### EXCERPTED RECORDS
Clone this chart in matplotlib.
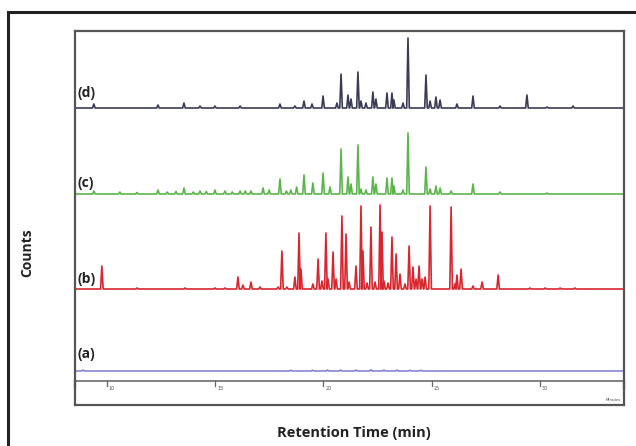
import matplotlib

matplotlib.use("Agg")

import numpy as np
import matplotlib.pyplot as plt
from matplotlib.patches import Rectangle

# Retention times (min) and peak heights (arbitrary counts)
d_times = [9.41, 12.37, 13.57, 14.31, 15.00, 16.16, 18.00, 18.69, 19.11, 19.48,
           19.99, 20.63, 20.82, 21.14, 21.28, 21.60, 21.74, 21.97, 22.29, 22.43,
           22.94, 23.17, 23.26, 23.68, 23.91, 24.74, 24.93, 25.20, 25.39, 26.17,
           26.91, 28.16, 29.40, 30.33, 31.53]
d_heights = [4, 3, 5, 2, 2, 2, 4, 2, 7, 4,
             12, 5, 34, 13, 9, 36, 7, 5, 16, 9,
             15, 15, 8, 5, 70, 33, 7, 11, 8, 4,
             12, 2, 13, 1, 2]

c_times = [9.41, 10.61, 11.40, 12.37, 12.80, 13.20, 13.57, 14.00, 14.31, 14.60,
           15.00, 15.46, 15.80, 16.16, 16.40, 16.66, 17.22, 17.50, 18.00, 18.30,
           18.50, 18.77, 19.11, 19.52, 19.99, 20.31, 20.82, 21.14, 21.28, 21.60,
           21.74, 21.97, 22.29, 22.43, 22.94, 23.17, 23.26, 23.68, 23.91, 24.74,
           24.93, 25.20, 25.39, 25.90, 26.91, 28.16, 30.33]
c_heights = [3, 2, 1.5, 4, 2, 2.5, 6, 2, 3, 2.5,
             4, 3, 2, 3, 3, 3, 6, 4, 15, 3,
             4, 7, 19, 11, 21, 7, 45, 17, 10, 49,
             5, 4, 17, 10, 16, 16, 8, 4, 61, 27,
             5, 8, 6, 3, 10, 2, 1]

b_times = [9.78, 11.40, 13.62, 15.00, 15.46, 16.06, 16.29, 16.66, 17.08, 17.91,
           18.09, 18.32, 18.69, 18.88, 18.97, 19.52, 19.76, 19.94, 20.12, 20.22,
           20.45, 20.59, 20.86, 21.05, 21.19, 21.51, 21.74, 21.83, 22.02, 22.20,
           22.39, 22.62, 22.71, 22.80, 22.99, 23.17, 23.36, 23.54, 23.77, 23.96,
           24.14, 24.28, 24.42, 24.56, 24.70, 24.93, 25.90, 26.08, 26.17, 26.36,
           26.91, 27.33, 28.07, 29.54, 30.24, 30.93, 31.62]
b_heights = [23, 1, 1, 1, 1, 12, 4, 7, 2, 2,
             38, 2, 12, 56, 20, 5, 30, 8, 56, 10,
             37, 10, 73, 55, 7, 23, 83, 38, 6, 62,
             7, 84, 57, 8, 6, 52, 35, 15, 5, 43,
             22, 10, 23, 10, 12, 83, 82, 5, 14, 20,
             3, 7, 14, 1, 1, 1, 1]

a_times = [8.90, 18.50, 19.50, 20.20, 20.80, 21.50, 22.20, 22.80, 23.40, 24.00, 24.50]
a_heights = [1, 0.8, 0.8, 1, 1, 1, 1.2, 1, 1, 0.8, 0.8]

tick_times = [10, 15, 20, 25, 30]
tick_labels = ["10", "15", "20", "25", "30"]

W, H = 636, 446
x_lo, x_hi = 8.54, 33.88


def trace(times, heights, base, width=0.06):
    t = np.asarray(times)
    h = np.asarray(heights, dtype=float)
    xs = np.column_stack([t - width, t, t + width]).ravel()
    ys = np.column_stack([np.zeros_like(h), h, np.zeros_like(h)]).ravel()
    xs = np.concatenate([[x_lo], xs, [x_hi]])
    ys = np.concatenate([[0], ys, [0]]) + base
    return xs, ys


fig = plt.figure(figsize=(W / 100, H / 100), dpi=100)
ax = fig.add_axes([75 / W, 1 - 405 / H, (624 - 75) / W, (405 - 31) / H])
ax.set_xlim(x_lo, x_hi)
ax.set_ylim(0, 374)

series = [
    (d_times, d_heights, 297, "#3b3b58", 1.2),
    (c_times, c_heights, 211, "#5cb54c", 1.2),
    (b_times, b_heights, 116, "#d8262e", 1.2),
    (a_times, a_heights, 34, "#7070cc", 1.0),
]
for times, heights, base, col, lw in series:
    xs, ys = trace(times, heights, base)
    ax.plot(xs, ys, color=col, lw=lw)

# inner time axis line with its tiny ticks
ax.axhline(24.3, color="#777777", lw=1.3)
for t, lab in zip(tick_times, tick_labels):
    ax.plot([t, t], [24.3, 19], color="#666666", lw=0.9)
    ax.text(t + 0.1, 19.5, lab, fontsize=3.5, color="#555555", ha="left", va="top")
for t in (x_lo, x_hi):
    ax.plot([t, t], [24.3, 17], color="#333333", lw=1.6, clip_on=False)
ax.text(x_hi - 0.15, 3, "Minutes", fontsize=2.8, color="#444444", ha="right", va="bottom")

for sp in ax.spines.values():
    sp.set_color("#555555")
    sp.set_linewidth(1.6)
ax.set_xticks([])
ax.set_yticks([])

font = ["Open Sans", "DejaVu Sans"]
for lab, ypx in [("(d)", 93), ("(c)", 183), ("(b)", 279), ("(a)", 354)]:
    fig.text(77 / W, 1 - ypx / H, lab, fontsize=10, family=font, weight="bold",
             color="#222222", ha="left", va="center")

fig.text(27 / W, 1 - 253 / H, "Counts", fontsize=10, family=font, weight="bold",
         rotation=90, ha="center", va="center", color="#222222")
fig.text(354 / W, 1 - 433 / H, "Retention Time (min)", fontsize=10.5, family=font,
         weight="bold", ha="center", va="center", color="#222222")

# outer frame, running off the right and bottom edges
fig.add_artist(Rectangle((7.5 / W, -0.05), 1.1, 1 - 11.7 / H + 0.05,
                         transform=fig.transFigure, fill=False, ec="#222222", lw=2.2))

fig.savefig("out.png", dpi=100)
==
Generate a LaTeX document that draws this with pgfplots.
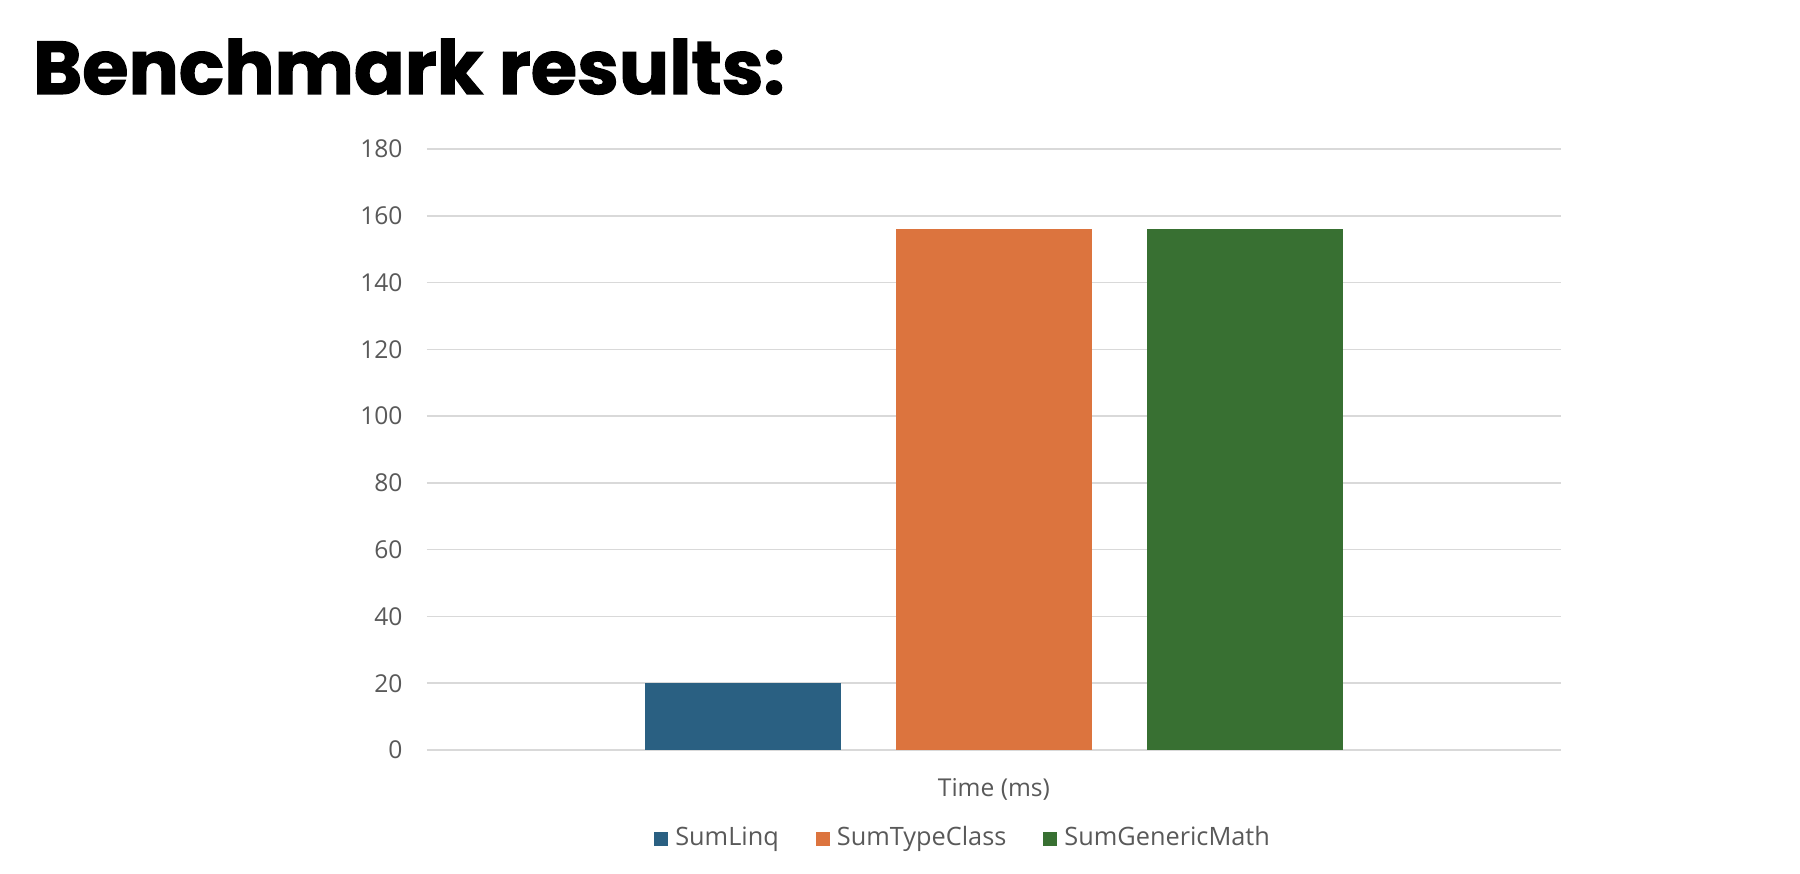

### REQUIREMENT
Copy nothing but the lines above from the one with "Clone this chart in matplotlib." to the one with "5, 8, 6, 3, 10, 2, 1]", inclusive, word for word. Leave every picture out.

### RESULT FOR THIS TASK
Clone this chart in matplotlib.
import matplotlib

matplotlib.use("Agg")

import numpy as np
import matplotlib.pyplot as plt
from matplotlib.patches import Rectangle

# Retention times (min) and peak heights (arbitrary counts)
d_times = [9.41, 12.37, 13.57, 14.31, 15.00, 16.16, 18.00, 18.69, 19.11, 19.48,
           19.99, 20.63, 20.82, 21.14, 21.28, 21.60, 21.74, 21.97, 22.29, 22.43,
           22.94, 23.17, 23.26, 23.68, 23.91, 24.74, 24.93, 25.20, 25.39, 26.17,
           26.91, 28.16, 29.40, 30.33, 31.53]
d_heights = [4, 3, 5, 2, 2, 2, 4, 2, 7, 4,
             12, 5, 34, 13, 9, 36, 7, 5, 16, 9,
             15, 15, 8, 5, 70, 33, 7, 11, 8, 4,
             12, 2, 13, 1, 2]

c_times = [9.41, 10.61, 11.40, 12.37, 12.80, 13.20, 13.57, 14.00, 14.31, 14.60,
           15.00, 15.46, 15.80, 16.16, 16.40, 16.66, 17.22, 17.50, 18.00, 18.30,
           18.50, 18.77, 19.11, 19.52, 19.99, 20.31, 20.82, 21.14, 21.28, 21.60,
           21.74, 21.97, 22.29, 22.43, 22.94, 23.17, 23.26, 23.68, 23.91, 24.74,
           24.93, 25.20, 25.39, 25.90, 26.91, 28.16, 30.33]
c_heights = [3, 2, 1.5, 4, 2, 2.5, 6, 2, 3, 2.5,
             4, 3, 2, 3, 3, 3, 6, 4, 15, 3,
             4, 7, 19, 11, 21, 7, 45, 17, 10, 49,
             5, 4, 17, 10, 16, 16, 8, 4, 61, 27,
             5, 8, 6, 3, 10, 2, 1]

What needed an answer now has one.